FT: I did live in Detroit for a little while, and, I’ll be honest, when SLGTM started, we started kind of in the same time as the “garage rock” blowup scene, and it was so much easier if we’re playing a show in London to be like ‘We’re from Detroit’ — which is not true, but to say we’re from Ypsilanti … I struggled with it really deeply for a while. I felt like such a poser and when there was an interview in a magazine, it would be ‘So, tell me about Detroit. What’s a day like in Detroit?’ Well, for me it starts about 40 miles away, and there’s a really nice coffee shop over there really close to college, so…I lived in Detroit for a year, I played in some bands in Detroit and I’m still in Detroit all the time. I have a lot of friends there, but I try to stay away from claiming ownership of any place because I’ve realized people get really, really hung-up on that and it’s a little boring. If I’m being honest, I probably sold some records in 2002 or 2003 by [saying] ‘Oh yeah, we’re from Detroit.’ Somebody probably heard the word Detroit and was like ‘Well, I love the Von Bondies; they probably sound just like them [because] they’re from the same town.

 

GC: Where do you think Detroit music is going?
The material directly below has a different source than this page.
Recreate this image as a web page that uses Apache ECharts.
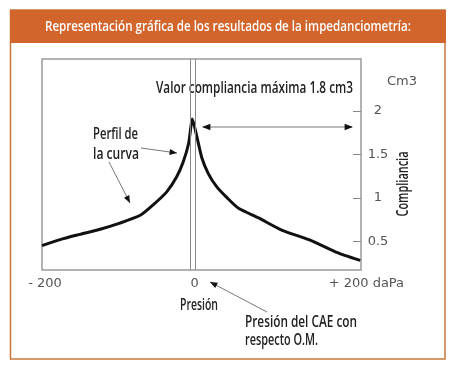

FT: That’s an amazing question because it’s so different now. I’ve been going to shows in Detroit since I was a teenager, and so many scenes kind of come out of it — like garage rock or techno or any. There’s a huge spiritual jazz thing that came out of Detroit in the ’70s and ’80s and things that were foundational. I feel like, right now when I go to shows in Detroit, there’s this relentless scene. No one’s really making any money, so no one’s really hung up on what they have to sound like to appease critics, audience or anything — they’re just jamming. They’re just trying to get their ideas out, and it’s kind of weird venues. I did this show a couple weeks ago at a super creepy loft space, and it had a real filthy vibe. I did this dance set and, when my friends came, I said ‘What’s going on, glad you came!” and they were just like ‘Oh, we just came by to buy some drugs.’ So, that’s kind of what’s happening on some level — and something is happening all the time — and people are trying to do things for the better. I think new movements are going to come out of it in the next five years.

 

GC: Do you think that’s the same with Michigan bands in general?

FT: That’s such a tough one because I really have a lot of friends that identify with the Michigan folk vibe and I don’t. I don’t like to identify with anything. Really good bands get so hung-up on, like, ‘Okay, we have to get a mandolin player on this song or it’s not gonna be folk-y enough, you know? There’s not a lot of bands that sound like each other when it comes to Motown or pop bands. That’s not really happening. I try to swing along with everybody and play all their records, and, so far, it’s worked. There’s been so many different bands, and I try to help out. That’s pretty much all I do.